# start of Given material
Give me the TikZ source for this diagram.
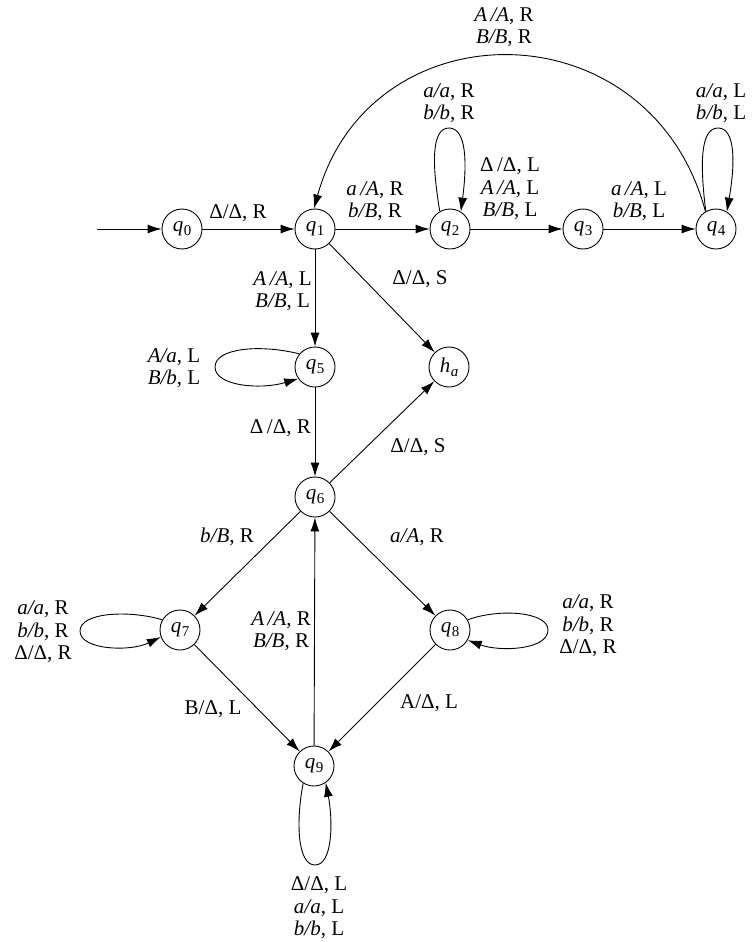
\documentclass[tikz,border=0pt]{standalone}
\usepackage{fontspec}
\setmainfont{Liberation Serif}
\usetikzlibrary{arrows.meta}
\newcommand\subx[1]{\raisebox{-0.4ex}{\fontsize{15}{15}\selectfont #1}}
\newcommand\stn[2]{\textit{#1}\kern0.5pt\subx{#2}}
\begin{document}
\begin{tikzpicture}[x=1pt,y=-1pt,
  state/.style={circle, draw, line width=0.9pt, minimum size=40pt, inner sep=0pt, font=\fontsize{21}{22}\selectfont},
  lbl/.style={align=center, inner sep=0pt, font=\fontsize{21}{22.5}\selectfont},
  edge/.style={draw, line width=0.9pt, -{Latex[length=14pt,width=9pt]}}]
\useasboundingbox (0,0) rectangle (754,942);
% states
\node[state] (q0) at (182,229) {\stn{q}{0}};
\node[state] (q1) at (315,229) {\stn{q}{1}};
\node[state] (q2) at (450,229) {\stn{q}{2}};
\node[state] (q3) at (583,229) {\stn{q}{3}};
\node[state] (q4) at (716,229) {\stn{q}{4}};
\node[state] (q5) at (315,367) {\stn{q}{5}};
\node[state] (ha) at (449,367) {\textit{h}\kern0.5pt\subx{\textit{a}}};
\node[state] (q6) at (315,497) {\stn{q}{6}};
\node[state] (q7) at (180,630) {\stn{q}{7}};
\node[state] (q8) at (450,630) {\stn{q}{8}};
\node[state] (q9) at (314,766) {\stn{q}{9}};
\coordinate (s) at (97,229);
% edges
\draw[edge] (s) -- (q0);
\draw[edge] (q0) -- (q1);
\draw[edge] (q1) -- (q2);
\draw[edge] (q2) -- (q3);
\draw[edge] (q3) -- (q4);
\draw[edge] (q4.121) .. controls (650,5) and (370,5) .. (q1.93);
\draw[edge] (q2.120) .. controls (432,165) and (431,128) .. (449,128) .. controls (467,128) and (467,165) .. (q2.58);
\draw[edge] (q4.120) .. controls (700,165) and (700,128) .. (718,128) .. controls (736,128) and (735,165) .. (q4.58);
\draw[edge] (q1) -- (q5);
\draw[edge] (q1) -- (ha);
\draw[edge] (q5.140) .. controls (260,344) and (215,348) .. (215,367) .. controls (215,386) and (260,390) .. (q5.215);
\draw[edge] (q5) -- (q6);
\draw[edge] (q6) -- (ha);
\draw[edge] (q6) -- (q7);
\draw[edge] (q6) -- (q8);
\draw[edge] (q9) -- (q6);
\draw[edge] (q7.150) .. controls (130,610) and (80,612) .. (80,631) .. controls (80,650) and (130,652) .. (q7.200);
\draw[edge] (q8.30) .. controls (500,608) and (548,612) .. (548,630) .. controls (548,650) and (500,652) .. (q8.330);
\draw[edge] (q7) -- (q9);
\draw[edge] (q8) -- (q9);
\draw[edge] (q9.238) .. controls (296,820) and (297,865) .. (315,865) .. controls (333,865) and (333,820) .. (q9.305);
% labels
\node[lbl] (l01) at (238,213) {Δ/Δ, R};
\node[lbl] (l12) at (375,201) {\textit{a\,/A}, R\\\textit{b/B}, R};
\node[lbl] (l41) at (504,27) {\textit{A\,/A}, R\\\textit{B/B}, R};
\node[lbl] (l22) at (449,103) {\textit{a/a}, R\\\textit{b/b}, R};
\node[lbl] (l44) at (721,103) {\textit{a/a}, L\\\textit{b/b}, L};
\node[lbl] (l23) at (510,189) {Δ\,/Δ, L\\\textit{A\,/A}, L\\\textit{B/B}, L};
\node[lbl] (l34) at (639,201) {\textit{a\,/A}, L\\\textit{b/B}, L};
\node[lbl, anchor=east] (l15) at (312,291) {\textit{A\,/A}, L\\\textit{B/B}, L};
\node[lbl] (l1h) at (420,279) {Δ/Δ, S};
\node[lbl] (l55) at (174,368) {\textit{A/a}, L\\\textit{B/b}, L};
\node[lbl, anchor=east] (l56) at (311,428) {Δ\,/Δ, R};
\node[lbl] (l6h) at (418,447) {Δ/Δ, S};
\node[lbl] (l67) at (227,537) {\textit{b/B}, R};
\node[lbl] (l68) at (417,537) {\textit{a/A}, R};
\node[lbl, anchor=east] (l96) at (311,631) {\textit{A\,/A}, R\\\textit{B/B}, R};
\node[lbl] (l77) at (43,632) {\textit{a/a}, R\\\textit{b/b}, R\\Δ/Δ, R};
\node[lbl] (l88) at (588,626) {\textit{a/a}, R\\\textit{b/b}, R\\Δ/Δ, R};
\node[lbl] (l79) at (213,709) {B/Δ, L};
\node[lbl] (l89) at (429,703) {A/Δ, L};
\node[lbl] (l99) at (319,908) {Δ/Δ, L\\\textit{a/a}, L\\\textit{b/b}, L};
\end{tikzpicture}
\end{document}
# end of Given material
Goal
Reproduce the data word for word, excluding its pictures.

The solution
Give me the TikZ source for this diagram.
\documentclass[tikz,border=0pt]{standalone}
\usepackage{fontspec}
\setmainfont{Liberation Serif}
\usetikzlibrary{arrows.meta}
\newcommand\subx[1]{\raisebox{-0.4ex}{\fontsize{15}{15}\selectfont #1}}
\newcommand\stn[2]{\textit{#1}\kern0.5pt\subx{#2}}
\begin{document}
\begin{tikzpicture}[x=1pt,y=-1pt,
  state/.style={circle, draw, line width=0.9pt, minimum size=40pt, inner sep=0pt, font=\fontsize{21}{22}\selectfont},
  lbl/.style={align=center, inner sep=0pt, font=\fontsize{21}{22.5}\selectfont},
  edge/.style={draw, line width=0.9pt, -{Latex[length=14pt,width=9pt]}}]
\useasboundingbox (0,0) rectangle (754,942);
% states
\node[state] (q0) at (182,229) {\stn{q}{0}};
\node[state] (q1) at (315,229) {\stn{q}{1}};
\node[state] (q2) at (450,229) {\stn{q}{2}};
\node[state] (q3) at (583,229) {\stn{q}{3}};
\node[state] (q4) at (716,229) {\stn{q}{4}};
\node[state] (q5) at (315,367) {\stn{q}{5}};
\node[state] (ha) at (449,367) {\textit{h}\kern0.5pt\subx{\textit{a}}};
\node[state] (q6) at (315,497) {\stn{q}{6}};
\node[state] (q7) at (180,630) {\stn{q}{7}};
\node[state] (q8) at (450,630) {\stn{q}{8}};
\node[state] (q9) at (314,766) {\stn{q}{9}};
\coordinate (s) at (97,229);
% edges
\draw[edge] (s) -- (q0);
\draw[edge] (q0) -- (q1);
\draw[edge] (q1) -- (q2);
\draw[edge] (q2) -- (q3);
\draw[edge] (q3) -- (q4);
\draw[edge] (q4.121) .. controls (650,5) and (370,5) .. (q1.93);
\draw[edge] (q2.120) .. controls (432,165) and (431,128) .. (449,128) .. controls (467,128) and (467,165) .. (q2.58);
\draw[edge] (q4.120) .. controls (700,165) and (700,128) .. (718,128) .. controls (736,128) and (735,165) .. (q4.58);
\draw[edge] (q1) -- (q5);
\draw[edge] (q1) -- (ha);
\draw[edge] (q5.140) .. controls (260,344) and (215,348) .. (215,367) .. controls (215,386) and (260,390) .. (q5.215);
\draw[edge] (q5) -- (q6);
\draw[edge] (q6) -- (ha);
\draw[edge] (q6) -- (q7);
\draw[edge] (q6) -- (q8);
\draw[edge] (q9) -- (q6);
\draw[edge] (q7.150) .. controls (130,610) and (80,612) .. (80,631) .. controls (80,650) and (130,652) .. (q7.200);
\draw[edge] (q8.30) .. controls (500,608) and (548,612) .. (548,630) .. controls (548,650) and (500,652) .. (q8.330);
\draw[edge] (q7) -- (q9);
\draw[edge] (q8) -- (q9);
\draw[edge] (q9.238) .. controls (296,820) and (297,865) .. (315,865) .. controls (333,865) and (333,820) .. (q9.305);
% labels
\node[lbl] (l01) at (238,213) {Δ/Δ, R};
\node[lbl] (l12) at (375,201) {\textit{a\,/A}, R\\\textit{b/B}, R};
\node[lbl] (l41) at (504,27) {\textit{A\,/A}, R\\\textit{B/B}, R};
\node[lbl] (l22) at (449,103) {\textit{a/a}, R\\\textit{b/b}, R};
\node[lbl] (l44) at (721,103) {\textit{a/a}, L\\\textit{b/b}, L};
\node[lbl] (l23) at (510,189) {Δ\,/Δ, L\\\textit{A\,/A}, L\\\textit{B/B}, L};
\node[lbl] (l34) at (639,201) {\textit{a\,/A}, L\\\textit{b/B}, L};
\node[lbl, anchor=east] (l15) at (312,291) {\textit{A\,/A}, L\\\textit{B/B}, L};
\node[lbl] (l1h) at (420,279) {Δ/Δ, S};
\node[lbl] (l55) at (174,368) {\textit{A/a}, L\\\textit{B/b}, L};
\node[lbl, anchor=east] (l56) at (311,428) {Δ\,/Δ, R};
\node[lbl] (l6h) at (418,447) {Δ/Δ, S};
\node[lbl] (l67) at (227,537) {\textit{b/B}, R};
\node[lbl] (l68) at (417,537) {\textit{a/A}, R};
\node[lbl, anchor=east] (l96) at (311,631) {\textit{A\,/A}, R\\\textit{B/B}, R};
\node[lbl] (l77) at (43,632) {\textit{a/a}, R\\\textit{b/b}, R\\Δ/Δ, R};
\node[lbl] (l88) at (588,626) {\textit{a/a}, R\\\textit{b/b}, R\\Δ/Δ, R};
\node[lbl] (l79) at (213,709) {B/Δ, L};
\node[lbl] (l89) at (429,703) {A/Δ, L};
\node[lbl] (l99) at (319,908) {Δ/Δ, L\\\textit{a/a}, L\\\textit{b/b}, L};
\end{tikzpicture}
\end{document}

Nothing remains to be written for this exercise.